__GOAL__.
Reproduce precisely the lines of the listing below, starting with the line that contains "Emit a Python" and stopping after the line that contains "import plotly.graph_objects as go"; include nothing else.

__ENTRIES__.

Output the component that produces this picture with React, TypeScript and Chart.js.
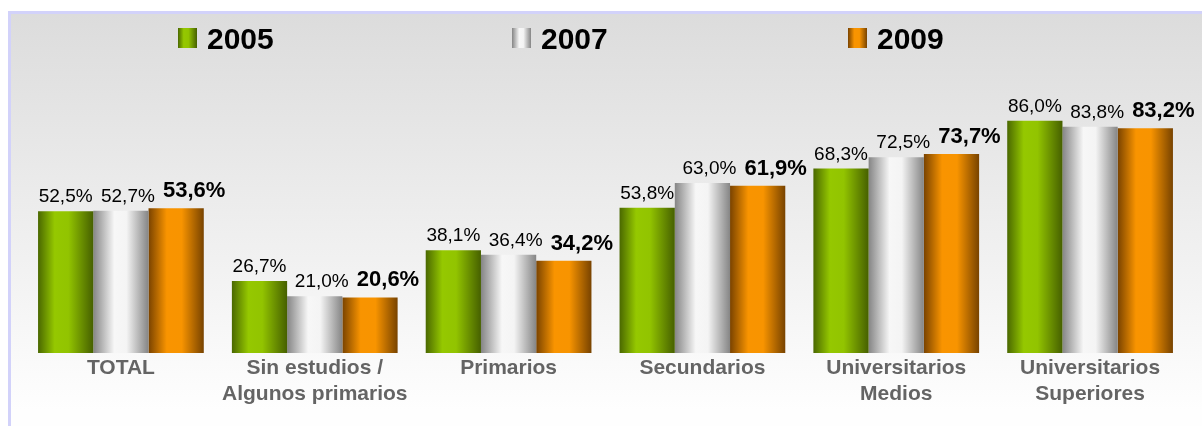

==

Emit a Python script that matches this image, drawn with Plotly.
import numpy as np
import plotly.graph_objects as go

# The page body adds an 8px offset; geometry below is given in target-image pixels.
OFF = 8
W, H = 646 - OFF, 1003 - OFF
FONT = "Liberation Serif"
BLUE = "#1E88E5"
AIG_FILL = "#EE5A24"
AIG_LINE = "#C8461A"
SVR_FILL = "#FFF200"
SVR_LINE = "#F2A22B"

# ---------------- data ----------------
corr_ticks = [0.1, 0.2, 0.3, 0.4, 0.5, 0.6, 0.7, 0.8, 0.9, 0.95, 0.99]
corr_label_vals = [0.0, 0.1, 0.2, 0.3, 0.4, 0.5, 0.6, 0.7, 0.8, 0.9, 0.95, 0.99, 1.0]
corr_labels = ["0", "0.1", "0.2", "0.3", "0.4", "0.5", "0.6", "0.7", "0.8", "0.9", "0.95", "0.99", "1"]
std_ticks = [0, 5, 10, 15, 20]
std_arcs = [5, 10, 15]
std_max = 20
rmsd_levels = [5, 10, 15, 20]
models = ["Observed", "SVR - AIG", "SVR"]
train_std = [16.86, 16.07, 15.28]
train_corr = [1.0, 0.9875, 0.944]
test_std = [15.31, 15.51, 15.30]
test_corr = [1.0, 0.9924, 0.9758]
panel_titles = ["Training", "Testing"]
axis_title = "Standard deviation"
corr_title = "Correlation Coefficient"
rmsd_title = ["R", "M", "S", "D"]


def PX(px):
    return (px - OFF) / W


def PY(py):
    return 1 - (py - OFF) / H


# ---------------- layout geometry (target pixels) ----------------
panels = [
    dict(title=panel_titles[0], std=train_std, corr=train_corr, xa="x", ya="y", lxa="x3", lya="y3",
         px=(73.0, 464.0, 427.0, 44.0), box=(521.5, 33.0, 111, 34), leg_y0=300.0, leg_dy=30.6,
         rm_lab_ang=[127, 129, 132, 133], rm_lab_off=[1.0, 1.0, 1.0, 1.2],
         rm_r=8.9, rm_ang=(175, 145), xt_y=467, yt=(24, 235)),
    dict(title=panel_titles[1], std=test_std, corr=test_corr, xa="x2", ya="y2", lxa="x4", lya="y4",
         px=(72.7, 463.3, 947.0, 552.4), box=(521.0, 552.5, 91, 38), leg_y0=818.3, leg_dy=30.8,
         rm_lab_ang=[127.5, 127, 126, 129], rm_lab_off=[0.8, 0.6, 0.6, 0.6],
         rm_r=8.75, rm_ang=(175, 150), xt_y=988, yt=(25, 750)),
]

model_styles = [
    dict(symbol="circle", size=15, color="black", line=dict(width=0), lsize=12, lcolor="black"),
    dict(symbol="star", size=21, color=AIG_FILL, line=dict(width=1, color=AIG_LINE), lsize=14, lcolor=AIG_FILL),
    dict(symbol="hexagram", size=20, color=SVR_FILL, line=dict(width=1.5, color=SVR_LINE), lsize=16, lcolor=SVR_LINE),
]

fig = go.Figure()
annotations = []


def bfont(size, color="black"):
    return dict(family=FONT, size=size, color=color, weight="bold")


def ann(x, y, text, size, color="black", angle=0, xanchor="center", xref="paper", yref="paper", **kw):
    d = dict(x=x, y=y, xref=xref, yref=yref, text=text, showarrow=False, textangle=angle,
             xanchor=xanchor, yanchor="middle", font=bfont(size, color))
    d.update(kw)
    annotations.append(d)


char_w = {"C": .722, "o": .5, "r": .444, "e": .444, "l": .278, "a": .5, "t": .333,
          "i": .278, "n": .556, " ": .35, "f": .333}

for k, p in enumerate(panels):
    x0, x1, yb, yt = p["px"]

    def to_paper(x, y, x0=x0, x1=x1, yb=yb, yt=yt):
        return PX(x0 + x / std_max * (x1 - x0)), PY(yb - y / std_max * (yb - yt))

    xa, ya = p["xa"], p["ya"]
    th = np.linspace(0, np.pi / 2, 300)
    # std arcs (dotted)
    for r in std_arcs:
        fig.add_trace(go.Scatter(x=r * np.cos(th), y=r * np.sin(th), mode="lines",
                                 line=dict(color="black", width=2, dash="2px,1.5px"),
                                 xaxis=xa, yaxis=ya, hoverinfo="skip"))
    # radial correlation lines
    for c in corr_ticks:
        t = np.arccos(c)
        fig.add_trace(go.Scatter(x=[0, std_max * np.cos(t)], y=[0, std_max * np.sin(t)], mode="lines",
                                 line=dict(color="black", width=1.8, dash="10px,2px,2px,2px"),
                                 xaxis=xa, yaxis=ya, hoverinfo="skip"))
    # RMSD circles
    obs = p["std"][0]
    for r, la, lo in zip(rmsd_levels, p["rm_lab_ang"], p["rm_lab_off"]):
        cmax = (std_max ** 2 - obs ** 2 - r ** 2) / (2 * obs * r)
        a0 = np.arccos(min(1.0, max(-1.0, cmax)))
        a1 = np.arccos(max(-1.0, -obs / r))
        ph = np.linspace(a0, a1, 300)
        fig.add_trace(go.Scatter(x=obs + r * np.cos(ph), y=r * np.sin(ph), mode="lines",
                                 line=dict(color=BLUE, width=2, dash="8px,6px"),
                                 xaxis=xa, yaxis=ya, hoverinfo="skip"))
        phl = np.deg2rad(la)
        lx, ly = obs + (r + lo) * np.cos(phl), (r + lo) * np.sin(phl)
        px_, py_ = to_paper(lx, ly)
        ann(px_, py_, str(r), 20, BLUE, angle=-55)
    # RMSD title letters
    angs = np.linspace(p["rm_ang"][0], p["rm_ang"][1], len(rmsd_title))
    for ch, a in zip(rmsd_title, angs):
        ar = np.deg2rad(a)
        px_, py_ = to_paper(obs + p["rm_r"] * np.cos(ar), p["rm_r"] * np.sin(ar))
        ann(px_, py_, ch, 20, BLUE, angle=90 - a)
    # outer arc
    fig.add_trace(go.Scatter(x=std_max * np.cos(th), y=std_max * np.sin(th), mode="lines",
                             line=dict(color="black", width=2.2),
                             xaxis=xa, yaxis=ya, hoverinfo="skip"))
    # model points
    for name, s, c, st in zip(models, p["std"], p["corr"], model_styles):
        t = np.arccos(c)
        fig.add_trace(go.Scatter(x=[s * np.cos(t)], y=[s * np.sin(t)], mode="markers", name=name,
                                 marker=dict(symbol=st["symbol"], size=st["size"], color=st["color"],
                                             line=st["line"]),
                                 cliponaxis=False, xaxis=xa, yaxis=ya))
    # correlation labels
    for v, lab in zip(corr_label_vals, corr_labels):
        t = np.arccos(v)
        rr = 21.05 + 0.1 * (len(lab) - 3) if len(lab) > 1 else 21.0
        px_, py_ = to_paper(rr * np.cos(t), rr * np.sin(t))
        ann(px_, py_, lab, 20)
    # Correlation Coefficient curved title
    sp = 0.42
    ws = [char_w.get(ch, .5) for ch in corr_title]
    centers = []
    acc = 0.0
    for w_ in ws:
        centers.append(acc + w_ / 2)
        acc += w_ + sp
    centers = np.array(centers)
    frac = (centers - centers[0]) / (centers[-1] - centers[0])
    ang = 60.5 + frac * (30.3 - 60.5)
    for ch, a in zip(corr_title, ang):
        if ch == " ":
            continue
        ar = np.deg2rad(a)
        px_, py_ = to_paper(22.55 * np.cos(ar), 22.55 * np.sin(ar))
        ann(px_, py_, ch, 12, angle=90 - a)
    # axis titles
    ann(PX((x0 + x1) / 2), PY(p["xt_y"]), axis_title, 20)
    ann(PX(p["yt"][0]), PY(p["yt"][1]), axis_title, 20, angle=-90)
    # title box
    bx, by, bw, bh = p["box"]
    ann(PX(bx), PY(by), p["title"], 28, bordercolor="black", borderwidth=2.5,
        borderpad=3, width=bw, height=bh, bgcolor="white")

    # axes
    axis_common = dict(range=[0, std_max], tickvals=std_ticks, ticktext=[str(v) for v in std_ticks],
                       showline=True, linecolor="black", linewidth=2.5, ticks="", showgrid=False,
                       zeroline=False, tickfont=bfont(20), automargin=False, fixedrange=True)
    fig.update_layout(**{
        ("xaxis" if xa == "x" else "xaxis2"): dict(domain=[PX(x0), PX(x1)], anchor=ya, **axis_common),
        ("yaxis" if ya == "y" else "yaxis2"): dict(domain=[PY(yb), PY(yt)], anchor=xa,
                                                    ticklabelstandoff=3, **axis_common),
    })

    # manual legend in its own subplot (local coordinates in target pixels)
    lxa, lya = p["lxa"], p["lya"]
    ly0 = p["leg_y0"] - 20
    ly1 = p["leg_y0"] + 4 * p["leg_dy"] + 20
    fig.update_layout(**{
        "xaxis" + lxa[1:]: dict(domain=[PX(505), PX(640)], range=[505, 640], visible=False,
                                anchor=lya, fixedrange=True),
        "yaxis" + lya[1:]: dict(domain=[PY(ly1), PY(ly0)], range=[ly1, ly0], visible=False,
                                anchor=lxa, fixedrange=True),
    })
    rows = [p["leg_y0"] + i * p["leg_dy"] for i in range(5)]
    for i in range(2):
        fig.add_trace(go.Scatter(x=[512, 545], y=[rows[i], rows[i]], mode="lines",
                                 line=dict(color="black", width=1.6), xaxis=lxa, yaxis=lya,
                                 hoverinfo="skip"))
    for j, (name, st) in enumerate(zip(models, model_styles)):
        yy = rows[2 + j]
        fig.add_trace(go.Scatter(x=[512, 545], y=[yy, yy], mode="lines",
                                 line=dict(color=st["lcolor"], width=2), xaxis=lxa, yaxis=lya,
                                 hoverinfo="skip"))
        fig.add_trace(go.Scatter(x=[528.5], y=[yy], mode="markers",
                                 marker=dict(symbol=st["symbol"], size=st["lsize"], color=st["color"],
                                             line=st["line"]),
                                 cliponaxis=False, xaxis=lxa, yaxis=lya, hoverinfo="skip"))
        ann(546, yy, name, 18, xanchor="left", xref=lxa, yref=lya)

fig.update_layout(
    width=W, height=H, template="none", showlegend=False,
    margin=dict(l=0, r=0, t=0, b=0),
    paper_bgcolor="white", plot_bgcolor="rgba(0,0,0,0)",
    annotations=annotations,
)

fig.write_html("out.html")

...

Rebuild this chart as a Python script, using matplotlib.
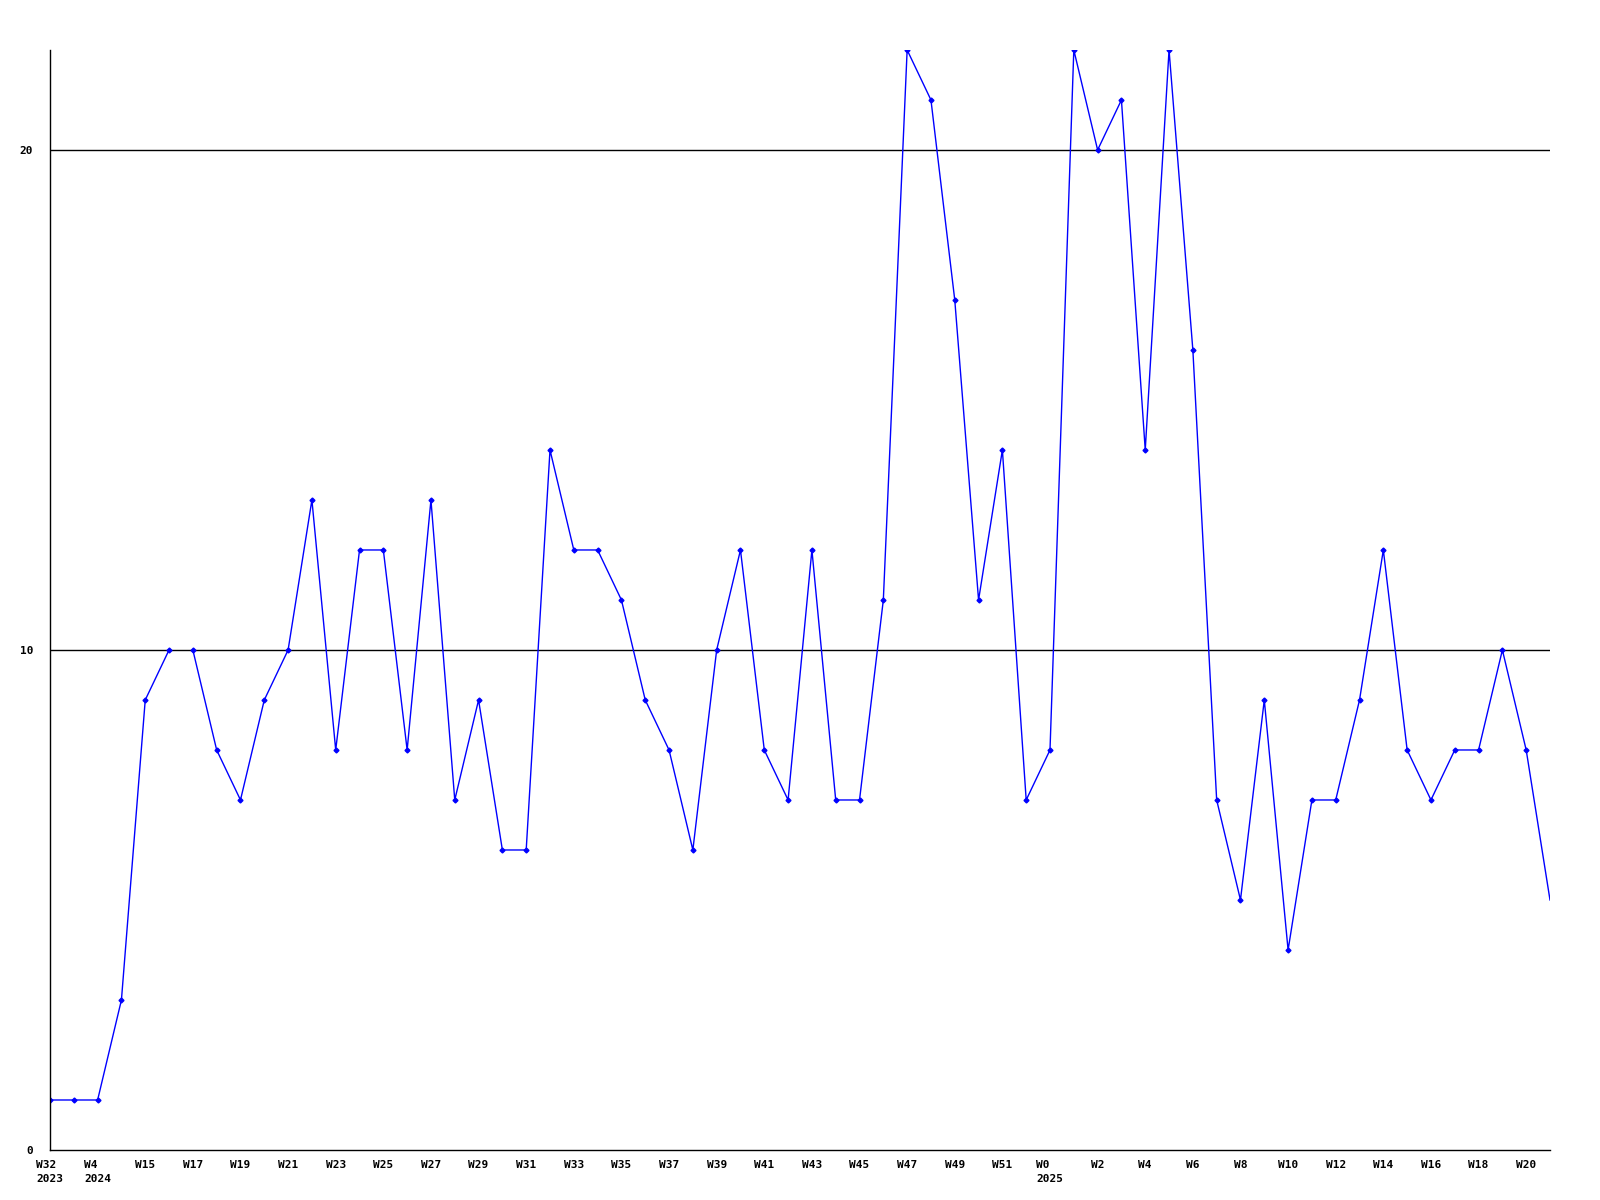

__SOLUTION FOR THIS PROBLEM__.
Emit a Python script that matches this image, drawn with Plotly.
import numpy as np
import plotly.graph_objects as go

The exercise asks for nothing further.